> Provided material:
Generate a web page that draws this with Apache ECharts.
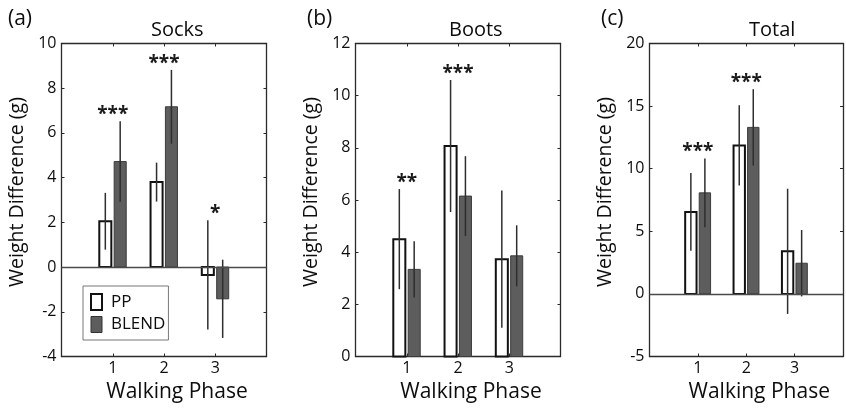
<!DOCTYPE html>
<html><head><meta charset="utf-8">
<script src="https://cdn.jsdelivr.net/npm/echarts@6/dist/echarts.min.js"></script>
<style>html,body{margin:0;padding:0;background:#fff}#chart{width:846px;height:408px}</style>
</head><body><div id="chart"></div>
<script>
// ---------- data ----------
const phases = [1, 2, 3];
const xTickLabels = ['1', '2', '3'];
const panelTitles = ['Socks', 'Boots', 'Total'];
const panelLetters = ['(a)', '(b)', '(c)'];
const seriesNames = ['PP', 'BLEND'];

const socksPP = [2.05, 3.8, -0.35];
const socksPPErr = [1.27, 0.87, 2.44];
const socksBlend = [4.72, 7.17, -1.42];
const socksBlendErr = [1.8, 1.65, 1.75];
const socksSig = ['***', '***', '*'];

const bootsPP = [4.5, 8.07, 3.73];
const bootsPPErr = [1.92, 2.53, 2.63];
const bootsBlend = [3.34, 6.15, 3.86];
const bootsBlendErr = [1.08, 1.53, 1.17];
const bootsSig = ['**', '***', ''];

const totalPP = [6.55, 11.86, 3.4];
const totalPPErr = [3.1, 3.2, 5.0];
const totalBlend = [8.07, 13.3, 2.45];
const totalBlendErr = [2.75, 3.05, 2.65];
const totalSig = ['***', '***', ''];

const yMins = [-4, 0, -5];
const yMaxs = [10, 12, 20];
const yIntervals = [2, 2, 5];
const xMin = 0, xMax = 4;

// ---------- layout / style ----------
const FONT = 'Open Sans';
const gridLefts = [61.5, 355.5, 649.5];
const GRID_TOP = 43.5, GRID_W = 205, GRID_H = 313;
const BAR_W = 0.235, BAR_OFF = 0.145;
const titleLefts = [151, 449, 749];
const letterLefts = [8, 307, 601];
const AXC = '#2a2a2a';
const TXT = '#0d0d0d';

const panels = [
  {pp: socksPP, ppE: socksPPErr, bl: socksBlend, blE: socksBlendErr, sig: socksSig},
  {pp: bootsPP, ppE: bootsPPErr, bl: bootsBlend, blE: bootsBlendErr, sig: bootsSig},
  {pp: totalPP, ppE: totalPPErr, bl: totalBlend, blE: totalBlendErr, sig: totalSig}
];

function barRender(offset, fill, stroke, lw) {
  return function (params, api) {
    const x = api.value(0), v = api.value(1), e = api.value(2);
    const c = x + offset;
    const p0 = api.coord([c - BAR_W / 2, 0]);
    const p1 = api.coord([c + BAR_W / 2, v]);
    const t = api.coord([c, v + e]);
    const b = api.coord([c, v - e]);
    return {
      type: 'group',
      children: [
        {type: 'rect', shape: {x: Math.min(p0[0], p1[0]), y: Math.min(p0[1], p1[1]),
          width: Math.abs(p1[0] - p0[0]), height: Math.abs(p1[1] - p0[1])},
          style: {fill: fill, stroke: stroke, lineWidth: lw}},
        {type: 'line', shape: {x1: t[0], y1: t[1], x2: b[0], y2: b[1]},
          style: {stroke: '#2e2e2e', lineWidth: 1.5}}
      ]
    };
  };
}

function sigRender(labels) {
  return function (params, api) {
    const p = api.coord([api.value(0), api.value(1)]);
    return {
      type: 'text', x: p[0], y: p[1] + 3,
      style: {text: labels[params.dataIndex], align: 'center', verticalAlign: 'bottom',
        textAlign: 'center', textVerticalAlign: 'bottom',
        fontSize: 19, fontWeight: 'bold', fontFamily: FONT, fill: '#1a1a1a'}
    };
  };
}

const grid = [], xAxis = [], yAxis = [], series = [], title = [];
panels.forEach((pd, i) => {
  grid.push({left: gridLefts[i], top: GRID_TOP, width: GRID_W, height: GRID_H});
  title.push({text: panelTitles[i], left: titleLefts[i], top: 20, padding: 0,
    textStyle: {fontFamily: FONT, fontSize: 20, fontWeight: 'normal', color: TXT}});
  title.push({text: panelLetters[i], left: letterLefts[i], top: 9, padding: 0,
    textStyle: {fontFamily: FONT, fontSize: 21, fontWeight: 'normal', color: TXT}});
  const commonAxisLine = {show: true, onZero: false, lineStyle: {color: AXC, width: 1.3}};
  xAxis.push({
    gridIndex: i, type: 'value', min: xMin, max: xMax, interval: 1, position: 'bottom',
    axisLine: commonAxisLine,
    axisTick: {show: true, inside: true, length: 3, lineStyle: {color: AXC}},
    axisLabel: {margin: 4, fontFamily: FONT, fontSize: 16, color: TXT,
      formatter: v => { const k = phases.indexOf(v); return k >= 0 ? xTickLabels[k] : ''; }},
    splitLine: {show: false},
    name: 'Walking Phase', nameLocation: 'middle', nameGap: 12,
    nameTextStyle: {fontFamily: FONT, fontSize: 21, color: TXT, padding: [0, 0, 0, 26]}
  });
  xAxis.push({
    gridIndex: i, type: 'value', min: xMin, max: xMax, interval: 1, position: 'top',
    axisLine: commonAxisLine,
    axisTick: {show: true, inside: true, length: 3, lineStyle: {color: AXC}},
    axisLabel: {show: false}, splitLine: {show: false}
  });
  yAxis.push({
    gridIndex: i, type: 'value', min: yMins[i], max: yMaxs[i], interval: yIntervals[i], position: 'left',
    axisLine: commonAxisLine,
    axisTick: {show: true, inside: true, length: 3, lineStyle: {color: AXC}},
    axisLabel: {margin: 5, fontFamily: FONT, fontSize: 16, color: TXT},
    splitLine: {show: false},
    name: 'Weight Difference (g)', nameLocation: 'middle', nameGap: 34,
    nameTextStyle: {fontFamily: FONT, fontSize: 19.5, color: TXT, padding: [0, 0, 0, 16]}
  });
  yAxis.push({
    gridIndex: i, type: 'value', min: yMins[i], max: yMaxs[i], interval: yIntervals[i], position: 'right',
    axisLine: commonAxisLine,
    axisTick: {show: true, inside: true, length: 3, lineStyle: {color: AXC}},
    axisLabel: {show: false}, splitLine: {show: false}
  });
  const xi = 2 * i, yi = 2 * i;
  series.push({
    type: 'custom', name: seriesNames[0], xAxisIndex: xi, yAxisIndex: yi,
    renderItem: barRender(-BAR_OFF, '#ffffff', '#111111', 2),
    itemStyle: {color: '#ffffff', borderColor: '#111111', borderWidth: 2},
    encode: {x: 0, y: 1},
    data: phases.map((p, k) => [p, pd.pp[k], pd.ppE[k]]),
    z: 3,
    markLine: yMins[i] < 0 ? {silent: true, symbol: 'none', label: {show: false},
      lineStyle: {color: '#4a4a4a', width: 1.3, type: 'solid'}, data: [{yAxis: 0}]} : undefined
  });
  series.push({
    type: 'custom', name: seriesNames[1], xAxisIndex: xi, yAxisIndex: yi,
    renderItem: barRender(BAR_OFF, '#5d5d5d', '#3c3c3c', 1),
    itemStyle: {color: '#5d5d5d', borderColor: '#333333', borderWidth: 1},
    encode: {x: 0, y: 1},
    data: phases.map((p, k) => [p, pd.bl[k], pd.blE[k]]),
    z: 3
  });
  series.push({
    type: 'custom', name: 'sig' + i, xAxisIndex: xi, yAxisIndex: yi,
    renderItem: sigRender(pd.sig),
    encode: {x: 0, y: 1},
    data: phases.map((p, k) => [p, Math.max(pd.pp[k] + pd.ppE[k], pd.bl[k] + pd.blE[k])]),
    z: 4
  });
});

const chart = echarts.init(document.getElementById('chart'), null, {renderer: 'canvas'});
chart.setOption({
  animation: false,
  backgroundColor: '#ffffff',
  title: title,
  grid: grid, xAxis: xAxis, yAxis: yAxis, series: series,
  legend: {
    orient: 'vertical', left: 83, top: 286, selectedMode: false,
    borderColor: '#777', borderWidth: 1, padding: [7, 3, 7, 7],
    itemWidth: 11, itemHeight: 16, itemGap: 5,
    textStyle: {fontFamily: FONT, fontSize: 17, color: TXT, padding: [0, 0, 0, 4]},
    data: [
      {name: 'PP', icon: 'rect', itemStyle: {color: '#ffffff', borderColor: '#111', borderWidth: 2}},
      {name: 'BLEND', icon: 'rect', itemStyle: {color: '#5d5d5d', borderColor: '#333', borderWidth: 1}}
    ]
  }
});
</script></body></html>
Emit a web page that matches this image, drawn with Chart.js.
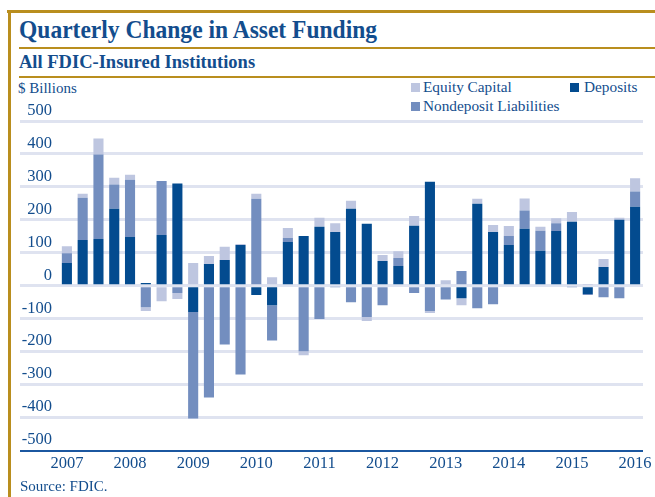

> Task details:
Copy all lines of the material above where the string "page" occurs.

> Task output:
Generate a web page that draws this with Apache ECharts.
Emit a web page that matches this image, drawn with Chart.js.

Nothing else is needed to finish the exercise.